In all my years of experience in owning many planes, flying more, being an AP/IA and my job as an engineer...I'd agree with you without being involved with any of your work, hence the reason I was asking for input. I too wouldn't question someone posting facts on their experience. My entire career was very seriously data driven, many times, no room for error. And, for much of this, I did a LOT of flow modeling/testing which can easily relate to this, followed by actual hard testing both in the lab (usually dynos) and correlated track or field (for verification). Then the loop back to make corrections to the model....
Over the years and with the advent of good engine temp data for small aircraft, I've experienced gathering heat data on many planes, taking into account, altitude, OAT, fuel flow, etc. Unfortunately, sample size and controls were NOT adequate to publish. In my career work, I was responsible to try to assure all factors were considered for testing so as to create lab testing that would be representative when accelerated...which, at times, was very difficult.

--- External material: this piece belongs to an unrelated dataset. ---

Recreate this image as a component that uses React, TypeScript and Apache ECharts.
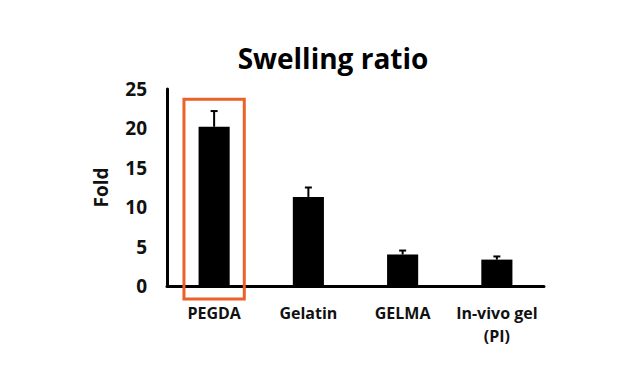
import React, { useEffect, useRef } from "react";
import * as echarts from "echarts";

const categories = ["PEGDA", "Gelatin", "GELMA", "In-vivo gel\n(PI)"];
const foldValues = [20.2, 11.3, 4.0, 3.35];
const errorTops = [22.2, 12.5, 4.5, 3.75];
const highlightIndex = 0;
const highlightRange = [-1.65, 23.7];
const yTicks = { min: 0, max: 25, interval: 5 };

export default function App() {
  const ref = useRef<HTMLDivElement>(null);
  useEffect(() => {
    if (!ref.current) return;
    const chart = echarts.init(ref.current, null, { renderer: "svg" });
    const font = "'Open Sans', 'Noto Sans', sans-serif";
    chart.setOption({
      animation: false,
      backgroundColor: "#ffffff",
      title: {
        text: "Swelling ratio",
        left: 320,
        textAlign: "center",
        top: 31,
        textStyle: { fontFamily: font, fontWeight: "bold", fontSize: 28, color: "#000" },
      },
      grid: { left: 159, right: 104, top: 81, bottom: 102 },
      xAxis: {
        type: "category",
        data: categories,
        axisLine: { lineStyle: { color: "#000", width: 3 } },
        axisTick: { show: false },
        axisLabel: {
          fontFamily: font,
          fontWeight: "bold",
          fontSize: 16,
          color: "#111",
          margin: 15,
          lineHeight: 23,
          interval: 0,
        },
      },
      yAxis: {
        type: "value",
        min: yTicks.min,
        max: yTicks.max,
        interval: yTicks.interval,
        name: "Fold",
        nameLocation: "middle",
        nameRotate: 90,
        nameGap: 57,
        nameTextStyle: { fontFamily: font, fontWeight: "bold", fontSize: 19, color: "#111" },
        axisLine: { show: true, lineStyle: { color: "#000", width: 3 } },
        axisTick: { show: false },
        splitLine: { show: false },
        axisLabel: {
          fontFamily: font,
          fontWeight: "bold",
          fontSize: 19,
          color: "#111",
          margin: 20,
        },
      },
      series: [
        {
          type: "bar",
          data: foldValues,
          barWidth: "33%",
          itemStyle: { color: "#000" },
        },
        {
          type: "custom",
          data: errorTops.map((v, i) => [i, foldValues[i], v]),
          z: 5,
          renderItem: (params: any, api: any) => {
            const i = api.value(0);
            const base = api.coord([i, api.value(1)]);
            const top = api.coord([i, api.value(2)]);
            return {
              type: "group",
              children: [
                {
                  type: "line",
                  shape: { x1: base[0], y1: base[1], x2: top[0], y2: top[1] },
                  style: { stroke: "#000", lineWidth: 2 },
                },
                {
                  type: "line",
                  shape: { x1: top[0] - 3.5, y1: top[1], x2: top[0] + 3.5, y2: top[1] },
                  style: { stroke: "#000", lineWidth: 2 },
                },
              ],
            };
          },
        },
        {
          type: "custom",
          data: [[highlightIndex, highlightRange[0], highlightRange[1]]],
          clip: false,
          z: 10,
          renderItem: (params: any, api: any) => {
            const i = api.value(0);
            const bottom = api.coord([i, api.value(1)]);
            const top = api.coord([i, api.value(2)]);
            const band = api.size([1, 0])[0];
            const w = band * 0.64;
            return {
              type: "rect",
              shape: { x: bottom[0] - w / 2, y: top[1], width: w, height: bottom[1] - top[1] },
              style: { fill: "none", stroke: "#E8622A", lineWidth: 3 },
            };
          },
        },
      ],
    });
    return () => chart.dispose();
  }, []);
  return <div ref={ref} style={{ width: 640, height: 380 }} />;
}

Some of you might have read some of my articles where many times I question those that make people believe they are "experts" when it's only their opinion. I am sure, they do not have adequate hard data to prove statistically what they claim.
After 47 years of owning big bore Continental engines/cylinders, working on hundreds and reading about them nearly weekly over all those years...I have a signature line some might have seen or appreciate
Only one thing worse than a big bore Continental....2 of them!